- _WHAT YOU WILL DO_:
Everything from the first line of the data through the line with "const tableLeft = -0.224;" is to be echoed exactly, minus the pictures.
········
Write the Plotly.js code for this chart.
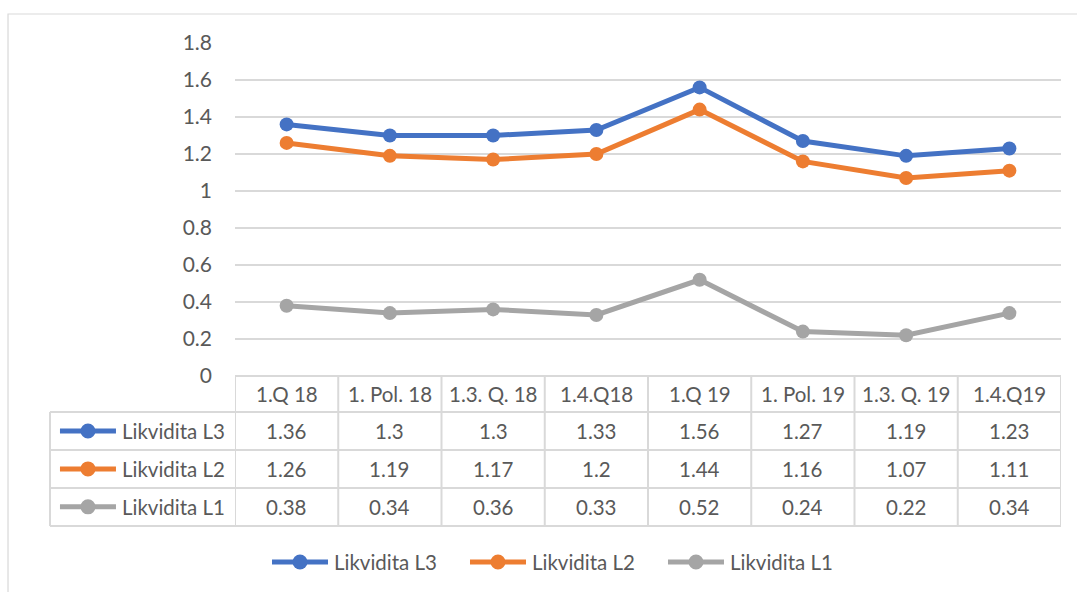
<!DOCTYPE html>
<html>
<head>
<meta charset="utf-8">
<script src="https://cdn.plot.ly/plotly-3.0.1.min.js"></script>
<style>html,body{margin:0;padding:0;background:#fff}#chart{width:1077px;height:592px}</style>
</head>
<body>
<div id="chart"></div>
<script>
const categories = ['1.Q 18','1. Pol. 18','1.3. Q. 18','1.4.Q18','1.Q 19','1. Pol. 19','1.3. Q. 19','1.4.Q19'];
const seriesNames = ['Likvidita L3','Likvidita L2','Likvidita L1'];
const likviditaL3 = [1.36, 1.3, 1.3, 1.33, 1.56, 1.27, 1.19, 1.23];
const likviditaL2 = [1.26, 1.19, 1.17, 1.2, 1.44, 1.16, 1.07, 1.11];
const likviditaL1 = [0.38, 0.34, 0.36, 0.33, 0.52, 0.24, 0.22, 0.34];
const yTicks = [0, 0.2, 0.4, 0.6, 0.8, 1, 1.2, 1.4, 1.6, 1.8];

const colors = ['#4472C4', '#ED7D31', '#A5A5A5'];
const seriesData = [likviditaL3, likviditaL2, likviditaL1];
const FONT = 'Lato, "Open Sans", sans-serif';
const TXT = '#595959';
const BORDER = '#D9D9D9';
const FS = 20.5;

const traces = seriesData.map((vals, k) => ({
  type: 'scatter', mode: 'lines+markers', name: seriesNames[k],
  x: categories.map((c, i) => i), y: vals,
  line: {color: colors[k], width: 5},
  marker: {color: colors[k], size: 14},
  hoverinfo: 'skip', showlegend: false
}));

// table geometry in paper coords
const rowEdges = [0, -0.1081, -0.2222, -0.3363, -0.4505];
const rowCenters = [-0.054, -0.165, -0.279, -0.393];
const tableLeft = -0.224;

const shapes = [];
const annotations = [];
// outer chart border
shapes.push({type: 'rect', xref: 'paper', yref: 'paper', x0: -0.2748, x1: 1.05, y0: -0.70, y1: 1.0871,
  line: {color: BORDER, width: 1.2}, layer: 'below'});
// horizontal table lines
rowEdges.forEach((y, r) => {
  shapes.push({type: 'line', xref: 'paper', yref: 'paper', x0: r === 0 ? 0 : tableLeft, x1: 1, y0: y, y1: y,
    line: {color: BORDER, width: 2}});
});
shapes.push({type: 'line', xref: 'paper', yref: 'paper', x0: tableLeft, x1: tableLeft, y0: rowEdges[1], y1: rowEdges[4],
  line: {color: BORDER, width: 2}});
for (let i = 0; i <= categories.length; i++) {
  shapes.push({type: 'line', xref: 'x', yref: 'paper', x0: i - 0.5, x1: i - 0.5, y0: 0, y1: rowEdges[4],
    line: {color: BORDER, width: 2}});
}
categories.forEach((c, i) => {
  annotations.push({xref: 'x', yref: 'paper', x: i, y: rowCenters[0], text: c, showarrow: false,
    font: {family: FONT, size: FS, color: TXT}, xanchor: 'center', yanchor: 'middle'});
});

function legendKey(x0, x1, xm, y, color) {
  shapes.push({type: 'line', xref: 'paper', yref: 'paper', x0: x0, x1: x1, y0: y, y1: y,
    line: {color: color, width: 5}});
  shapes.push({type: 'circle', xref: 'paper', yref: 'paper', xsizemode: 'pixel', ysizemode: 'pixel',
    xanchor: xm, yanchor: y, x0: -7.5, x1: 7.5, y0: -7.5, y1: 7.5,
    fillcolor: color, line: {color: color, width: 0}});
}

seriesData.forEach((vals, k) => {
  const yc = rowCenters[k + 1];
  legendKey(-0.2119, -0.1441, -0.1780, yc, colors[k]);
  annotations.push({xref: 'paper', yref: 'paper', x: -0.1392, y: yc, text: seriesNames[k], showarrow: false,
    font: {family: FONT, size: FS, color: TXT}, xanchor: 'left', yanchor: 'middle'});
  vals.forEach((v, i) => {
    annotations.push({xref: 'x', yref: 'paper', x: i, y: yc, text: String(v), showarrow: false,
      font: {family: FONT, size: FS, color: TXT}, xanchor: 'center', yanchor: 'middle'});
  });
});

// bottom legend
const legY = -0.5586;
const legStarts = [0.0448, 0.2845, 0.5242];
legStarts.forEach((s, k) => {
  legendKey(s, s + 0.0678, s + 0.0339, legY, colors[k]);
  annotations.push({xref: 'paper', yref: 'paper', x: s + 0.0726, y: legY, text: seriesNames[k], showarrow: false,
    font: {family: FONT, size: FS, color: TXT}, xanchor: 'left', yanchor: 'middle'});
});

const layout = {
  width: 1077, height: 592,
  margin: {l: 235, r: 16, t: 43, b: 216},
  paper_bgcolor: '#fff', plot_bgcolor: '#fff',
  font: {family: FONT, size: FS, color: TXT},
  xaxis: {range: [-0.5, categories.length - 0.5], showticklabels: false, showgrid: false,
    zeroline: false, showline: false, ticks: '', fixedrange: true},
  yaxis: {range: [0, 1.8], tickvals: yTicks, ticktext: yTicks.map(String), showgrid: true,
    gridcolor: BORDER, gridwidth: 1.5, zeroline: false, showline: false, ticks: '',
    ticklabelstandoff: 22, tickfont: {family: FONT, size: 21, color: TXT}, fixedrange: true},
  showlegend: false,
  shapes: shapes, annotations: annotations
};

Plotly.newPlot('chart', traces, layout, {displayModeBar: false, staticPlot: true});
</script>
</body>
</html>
········
- _EXERCISE RESULT_:
Write the Plotly.js code for this chart.
<!DOCTYPE html>
<html>
<head>
<meta charset="utf-8">
<script src="https://cdn.plot.ly/plotly-3.0.1.min.js"></script>
<style>html,body{margin:0;padding:0;background:#fff}#chart{width:1077px;height:592px}</style>
</head>
<body>
<div id="chart"></div>
<script>
const categories = ['1.Q 18','1. Pol. 18','1.3. Q. 18','1.4.Q18','1.Q 19','1. Pol. 19','1.3. Q. 19','1.4.Q19'];
const seriesNames = ['Likvidita L3','Likvidita L2','Likvidita L1'];
const likviditaL3 = [1.36, 1.3, 1.3, 1.33, 1.56, 1.27, 1.19, 1.23];
const likviditaL2 = [1.26, 1.19, 1.17, 1.2, 1.44, 1.16, 1.07, 1.11];
const likviditaL1 = [0.38, 0.34, 0.36, 0.33, 0.52, 0.24, 0.22, 0.34];
const yTicks = [0, 0.2, 0.4, 0.6, 0.8, 1, 1.2, 1.4, 1.6, 1.8];

const colors = ['#4472C4', '#ED7D31', '#A5A5A5'];
const seriesData = [likviditaL3, likviditaL2, likviditaL1];
const FONT = 'Lato, "Open Sans", sans-serif';
const TXT = '#595959';
const BORDER = '#D9D9D9';
const FS = 20.5;

const traces = seriesData.map((vals, k) => ({
  type: 'scatter', mode: 'lines+markers', name: seriesNames[k],
  x: categories.map((c, i) => i), y: vals,
  line: {color: colors[k], width: 5},
  marker: {color: colors[k], size: 14},
  hoverinfo: 'skip', showlegend: false
}));

// table geometry in paper coords
const rowEdges = [0, -0.1081, -0.2222, -0.3363, -0.4505];
const rowCenters = [-0.054, -0.165, -0.279, -0.393];
const tableLeft = -0.224;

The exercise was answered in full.